Could the Sheekey link maybe, possibly, hypothetically, mean Caiola and partner David Salama will have an easier time making peace with ruthless Local 6 union boss (and Bloomberg third-term re-election backer) Peter Ward than Boathouse operator Dean Poll did at Tavern? Last year’s collapse of talks with Poll — who merely wanted reasonable work rules — so embarrassed City Hall, there’s no telling what it might do

to reopen the place.

But let’s talk about Beau Monde as a restaurant.
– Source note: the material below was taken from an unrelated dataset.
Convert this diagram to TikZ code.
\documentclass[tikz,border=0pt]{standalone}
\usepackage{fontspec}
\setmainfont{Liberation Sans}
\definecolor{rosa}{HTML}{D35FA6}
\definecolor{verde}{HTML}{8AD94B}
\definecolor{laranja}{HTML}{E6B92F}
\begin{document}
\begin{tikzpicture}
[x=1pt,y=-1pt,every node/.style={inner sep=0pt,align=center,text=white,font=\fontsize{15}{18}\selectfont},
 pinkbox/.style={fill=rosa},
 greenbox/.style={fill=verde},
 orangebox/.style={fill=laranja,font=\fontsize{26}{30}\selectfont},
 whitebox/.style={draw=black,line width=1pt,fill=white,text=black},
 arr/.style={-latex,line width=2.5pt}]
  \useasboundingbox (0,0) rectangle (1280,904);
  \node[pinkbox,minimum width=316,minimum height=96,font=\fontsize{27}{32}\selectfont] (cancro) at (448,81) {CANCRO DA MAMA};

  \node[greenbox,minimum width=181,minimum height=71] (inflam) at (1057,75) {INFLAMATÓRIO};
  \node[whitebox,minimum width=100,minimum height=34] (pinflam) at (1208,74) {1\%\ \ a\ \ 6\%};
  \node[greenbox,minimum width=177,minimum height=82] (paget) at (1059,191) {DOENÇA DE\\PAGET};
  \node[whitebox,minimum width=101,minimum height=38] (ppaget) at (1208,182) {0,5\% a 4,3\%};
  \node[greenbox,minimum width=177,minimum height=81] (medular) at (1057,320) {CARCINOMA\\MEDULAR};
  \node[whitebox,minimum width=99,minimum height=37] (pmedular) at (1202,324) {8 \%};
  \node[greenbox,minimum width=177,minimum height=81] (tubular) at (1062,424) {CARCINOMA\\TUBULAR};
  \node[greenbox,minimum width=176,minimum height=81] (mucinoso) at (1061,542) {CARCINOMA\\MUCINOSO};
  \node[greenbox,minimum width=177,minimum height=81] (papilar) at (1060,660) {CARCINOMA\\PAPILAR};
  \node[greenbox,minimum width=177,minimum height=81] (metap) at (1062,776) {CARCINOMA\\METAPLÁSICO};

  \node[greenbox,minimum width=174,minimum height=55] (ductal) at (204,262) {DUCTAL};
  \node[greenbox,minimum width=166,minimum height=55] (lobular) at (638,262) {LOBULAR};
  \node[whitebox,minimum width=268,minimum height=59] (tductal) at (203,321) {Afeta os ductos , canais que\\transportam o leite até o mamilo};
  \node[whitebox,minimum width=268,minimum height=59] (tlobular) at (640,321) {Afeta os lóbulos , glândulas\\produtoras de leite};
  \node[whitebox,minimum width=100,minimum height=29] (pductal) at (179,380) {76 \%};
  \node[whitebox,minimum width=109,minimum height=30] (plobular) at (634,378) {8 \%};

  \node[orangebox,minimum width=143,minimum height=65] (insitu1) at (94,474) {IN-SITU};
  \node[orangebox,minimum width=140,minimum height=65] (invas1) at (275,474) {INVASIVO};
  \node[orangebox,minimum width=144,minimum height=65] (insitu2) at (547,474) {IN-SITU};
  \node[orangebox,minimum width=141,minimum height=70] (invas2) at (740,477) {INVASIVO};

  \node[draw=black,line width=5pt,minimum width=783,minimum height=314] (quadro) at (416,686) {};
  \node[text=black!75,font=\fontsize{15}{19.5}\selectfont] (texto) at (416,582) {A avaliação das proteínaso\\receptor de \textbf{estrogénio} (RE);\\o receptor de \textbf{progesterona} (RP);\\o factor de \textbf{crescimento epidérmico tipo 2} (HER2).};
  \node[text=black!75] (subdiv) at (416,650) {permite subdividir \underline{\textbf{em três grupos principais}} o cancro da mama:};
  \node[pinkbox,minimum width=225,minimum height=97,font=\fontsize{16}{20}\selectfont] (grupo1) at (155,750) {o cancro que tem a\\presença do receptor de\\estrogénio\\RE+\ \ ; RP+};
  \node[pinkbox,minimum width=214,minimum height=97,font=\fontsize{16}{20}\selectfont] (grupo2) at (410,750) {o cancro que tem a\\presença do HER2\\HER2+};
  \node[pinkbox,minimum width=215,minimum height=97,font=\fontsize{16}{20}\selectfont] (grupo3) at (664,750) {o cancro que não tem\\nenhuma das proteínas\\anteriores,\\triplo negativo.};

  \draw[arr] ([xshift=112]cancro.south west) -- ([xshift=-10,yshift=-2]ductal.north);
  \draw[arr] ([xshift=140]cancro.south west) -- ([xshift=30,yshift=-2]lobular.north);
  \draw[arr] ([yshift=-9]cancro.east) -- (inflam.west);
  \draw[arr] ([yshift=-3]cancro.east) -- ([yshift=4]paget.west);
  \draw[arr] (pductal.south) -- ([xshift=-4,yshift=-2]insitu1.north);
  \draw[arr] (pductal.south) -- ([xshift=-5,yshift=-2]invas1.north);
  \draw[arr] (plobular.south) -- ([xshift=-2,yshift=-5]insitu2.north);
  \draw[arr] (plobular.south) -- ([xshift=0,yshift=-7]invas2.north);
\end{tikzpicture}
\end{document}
Philadelphians don’t seem to flock there in huge numbers — seats are available on opentable.com just about any time, and it was half empty Saturday night.

Web site photos make the place look a lot grander than a cookie-cutter tavern festooned with gold-leaf botanical prints by Salama himself.

The staff, friendly enough, seemed eager to go home; waitresses twice tried to sweep away our appetizers, which had arrived five minutes earlier, to make room for entrees.

Salad greens looked and tasted out of a supermarket bag. The jumbo square crepes were fine, but fillings — “Cajun” shrimp; creamed spinach and grilled chicken; and shrimp with seafood sauce — had the formulaic, starch-bomb heft of thickened canned soup.

They’d wow college kids on a date. But they sit oddly with the fancy-pants, locavore-themed menu promised for Tavern, e.g., “free-range chicken in marjoram-cumin marinade, fresh cranberry beans and blistered tomatoes, shishito peppers and cippolini.”

It’s the dream of Katy Sparks, a former college classmate of Caiola, who’s to be Tavern’s executive chef. She’s had no greater admirer than me — I awarded her three stars each at Manhattan’s Quilty’s and Compass.

But high volume isn’t her forte. She didn’t stay with any eatery for long. She hasn’t run a restaurant kitchen in eight years, having switched to consulting, including for “food service giant Sodexo,” her Web site says.

What about L’Etage upstairs from Beau Monde? It bills itself as a “nightclub, cabaret, performance space, party space and wedding venue” — uses forbidden at the new Tavern.

And for a “hot” night spot, it can seem awfully not. Saturday, L’Etage hosted DJ Urban Spin, billed as “Dance the night away with all of your favorites from back in the day.” It might have been the quietest such affair since the birth of recorded music; we didn’t hear a sound or see a soul coming or going all night.

Jim, David and Katy: Central Park awaits your magic touch.